樋口明雄 著
カバーイラスト つがおか一孝
解説 西上心太
<内容>
南アルプスを舞台に、山岳救助隊と救助犬のレスキュー活動を描く、8つの短編集。
「第1話 孤老の山」 「第2話 愛子とアイコ」
「第3話 銀嶺の彼方に」 「第4話 影なき男」
「第5話 愛と名誉のためでなく」 「第6話 COLDWAR」
「第7話 南アルプスの山賊」 「第8話 両俣綺譚」
<感想>
本作は『紅い垂壁』の前日譚とのこと。
「孤老の山」は、同居する息子夫婦から邪険にされて拠り所のない83歳の老人の捜索。
「愛子とアイコ」は、昨今何かと問題視されている犬連れ登山者の愛憎劇。
「銀嶺の彼方に」は、雪崩事故の遺体捜索。
「影なき男」は、過去の遭難事故が起因の復讐劇。
「愛と名誉のためでなく」は、世界的なクライマー親子の話。
「COLDWAR」では、米軍の輸送機編隊の無謀な飛行によって雪崩が起きる。雪崩の迫力と戦争の話が相まって読み応えがあった。

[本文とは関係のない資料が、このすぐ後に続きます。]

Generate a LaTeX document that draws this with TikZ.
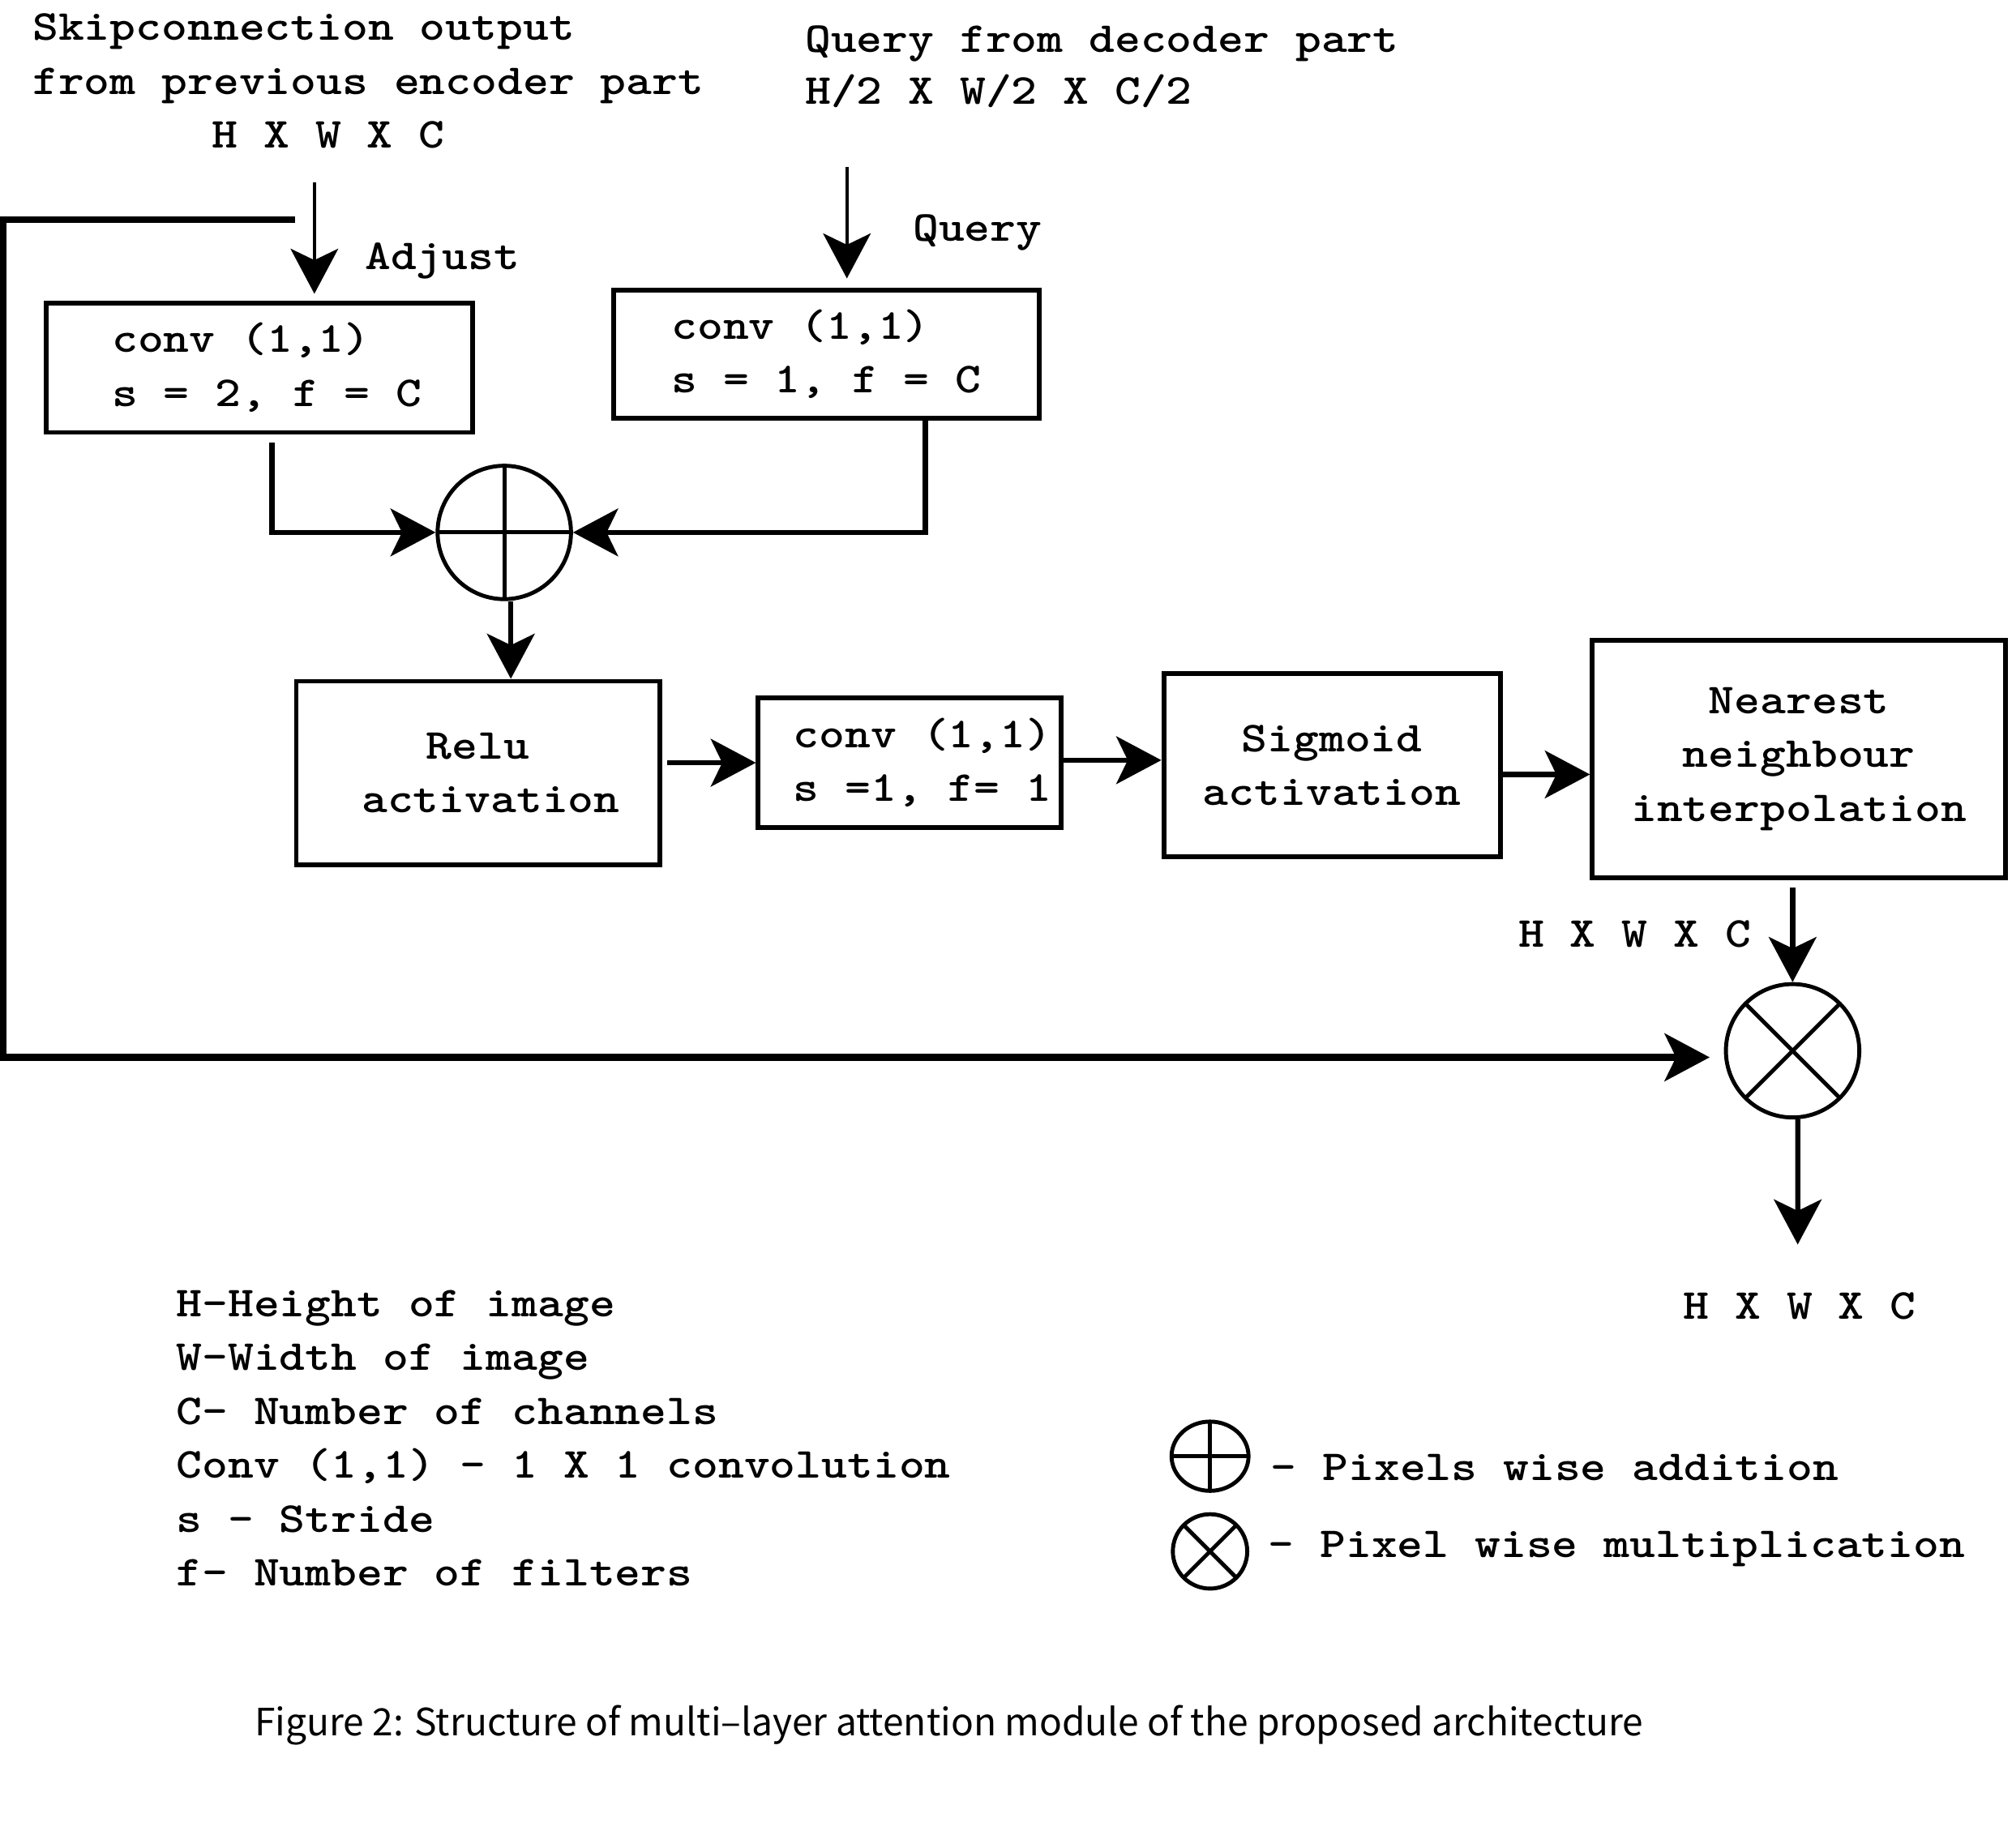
\documentclass[tikz,border=0pt]{standalone}
\usepackage{fontspec}
\newfontfamily\monob{lmmonolt10-bold}[Extension=.otf, FakeStretch=1.15]
\newfontfamily\capfont{Noto Sans CJK JP}
\usetikzlibrary{arrows.meta, positioning, shapes.geometric}
% one unit of the grid below is 0.015829cm = 0.4504pt
\tikzset{
  txt/.style={inner sep=0pt, font=\monob\fontsize{15}{18.9}\selectfont},
  block/.style={
    txt, draw, line width=1.7pt, inner sep=0pt
  },
  convblk/.style={block, align=left},
  actblk/.style={block, align=center},
  opnode/.style={
    circle, draw, line width=1.4pt, inner sep=0pt, minimum size=46.8pt
  },
  addop/.style={opnode, path picture={
    \draw[line width=1.4pt] (path picture bounding box.north) -- (path picture bounding box.south)
      (path picture bounding box.west) -- (path picture bounding box.east);}},
  mulop/.style={opnode, path picture={
    \draw[line width=1.4pt] (path picture bounding box.north west) -- (path picture bounding box.south east)
      (path picture bounding box.north east) -- (path picture bounding box.south west);}},
  inarr/.style={
    -{Stealth[length=15.8pt,width=16.7pt,inset=4pt]}, line width=1.2pt
  },
  farr/.style={
    -{Stealth[length=15.8pt,width=16.7pt,inset=4pt]}, line width=1.8pt
  },
  skiparr/.style={
    -{Stealth[length=15.8pt,width=16.7pt,inset=4pt]}, line width=2.3pt
  }
}
\begin{document}
\begin{tikzpicture}[x=0.015829cm, y=-0.015829cm, node distance=6.8pt]
  \useasboundingbox (0,0) rectangle (1568,1440);
  % inputs
  \node[txt, anchor=base west] (skt1) at (25,31.5) {Skipconnection output};
  \node[txt, anchor=base west] (skt2) at (25,73.3) {from previous encoder part};
  \node[txt, anchor=base west] (skt3) at (165,115) {H X W X C};
  \node[txt, anchor=base west] (qt1) at (627,40.6) {Query from decoder part};
  \node[txt, anchor=base west] (qt2) at (627,81.2) {H/2 X W/2 X C/2};
  \coordinate (skipin) at (245,142);
  \coordinate (qin) at (660,130);
  \coordinate (skipst) at (230,171);
  \coordinate (skipcrn) at (2.6,171);
  % blocks
  \node[convblk, minimum width=149.5pt, minimum height=45.5pt] (adj) at (202,286.5)
    {\hspace*{5.4pt}conv (1,1)\\\hspace*{5.4pt}s = 2, f = C};
  \node[convblk, minimum width=149.5pt, minimum height=45pt] (qry) at (644,276)
    {conv (1,1)\\s = 1, f = C};
  \node[addop] (add) at (393,415) {};
  \node[actblk, minimum width=127.5pt, minimum height=64.4pt] (relu) at (372.5,602.5)
    {Relu\\\hspace*{9pt}activation};
  \node[convblk, minimum width=106.3pt, minimum height=45.5pt] (psi) at (709,594.5)
    {\hspace*{9pt}conv (1,1)\\\hspace*{9pt}s =1, f= 1};
  \node[actblk, minimum width=118pt, minimum height=64.4pt] (sig) at (1038,596.5)
    {Sigmoid\\activation};
  \node[actblk, minimum width=145pt, minimum height=83.3pt] (nni) at (1402,591.5)
    {Nearest\\neighbour\\interpolation};
  \node[mulop] (mul) at (1397,819) {};
  \coordinate (out) at (1401,970);
  % labels
  \node[txt, anchor=base west] (adjlbl) at (284,210) {Adjust};
  \node[txt, anchor=base west] (qlbl) at (711,188) {Query};
  \node[txt, anchor=base west] (dim1) at (1183,738.5) {H X W X C};
  \node[txt, anchor=base west] (dim2) at (1311.6,1028) {H X W X C};
  % connectors
  \draw[inarr, shorten >=2.3pt] (skipin) -- (skipin |- adj.north);
  \draw[inarr, shorten >=3.2pt] (qin) -- (qin |- qry.north);
  \draw[farr, shorten <=2.7pt] ([xshift=4.5pt]adj.south) |- (add.west);
  \draw[farr] ([xshift=34.7pt]qry.south) |- (add.east);
  \draw[farr] ([xshift=2.3pt]add.south) -- ([xshift=2.3pt]add.south |- relu.north);
  \draw[farr, shorten <=1.8pt] (relu.east |- psi.west) -- (psi.west);
  \draw[farr] ([yshift=0.9pt]psi.east) -- ([yshift=0.9pt]psi.east -| sig.west);
  \draw[farr] ([yshift=-3.2pt]sig.east) -- ([yshift=-3.2pt]sig.east -| nni.west);
  \draw[farr, shorten <=2.7pt] (nni.south -| mul.north) -- (mul.north);
  \draw[farr] ([xshift=1.8pt]mul.south) -- (out);
  \draw[skiparr, shorten >=5pt] (skipst) -- (skipcrn) |- ([yshift=-2.3pt]mul.west);
  % legend
  \node[txt, anchor=base west] (leg1) at (137,1026) {H-Height of image};
  \node[txt, anchor=base west] (leg2) at (137,1068) {W-Width of image};
  \node[txt, anchor=base west] (leg3) at (137,1110) {C- Number of channels};
  \node[txt, anchor=base west] (leg4) at (137,1152) {Conv (1,1) - 1 X 1 convolution};
  \node[txt, anchor=base west] (leg5) at (137,1194) {s - Stride};
  \node[txt, anchor=base west] (leg6) at (137,1236) {f- Number of filters};
  \node[addop, ellipse, minimum width=27pt, minimum height=24.3pt] (addkey) at (943,1135) {};
  \node[mulop, minimum size=26.1pt, below=of addkey] (mulkey) {};
  \node[txt, anchor=base west] (addtxt) at (990,1154) {- Pixels wise addition};
  \node[txt, anchor=base west] (multxt) at (988,1214) {- Pixel wise multiplication};
  % caption
  \node[anchor=base west, inner sep=0pt, font=\capfont\fontsize{13.2}{16}\selectfont] (cap) at (198,1353)
    {\resizebox{487.3pt}{\height}{Figure 2: Structure of multi–layer attention module of the proposed architecture}};
\end{tikzpicture}
\end{document}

「南アルプスの山賊」は、死に場所を探して避難小屋に辿り着いた、陸上自衛隊の元レンジャー隊員の悪事とその逮捕劇。
「両俣綺譚」は、サラ金強盗の共犯を逮捕すべく両俣小屋にやって来た見当たり刑事の話。
短編ごとに主人公が違うので内容に変化があり、最終話まで一気に楽しめると思う。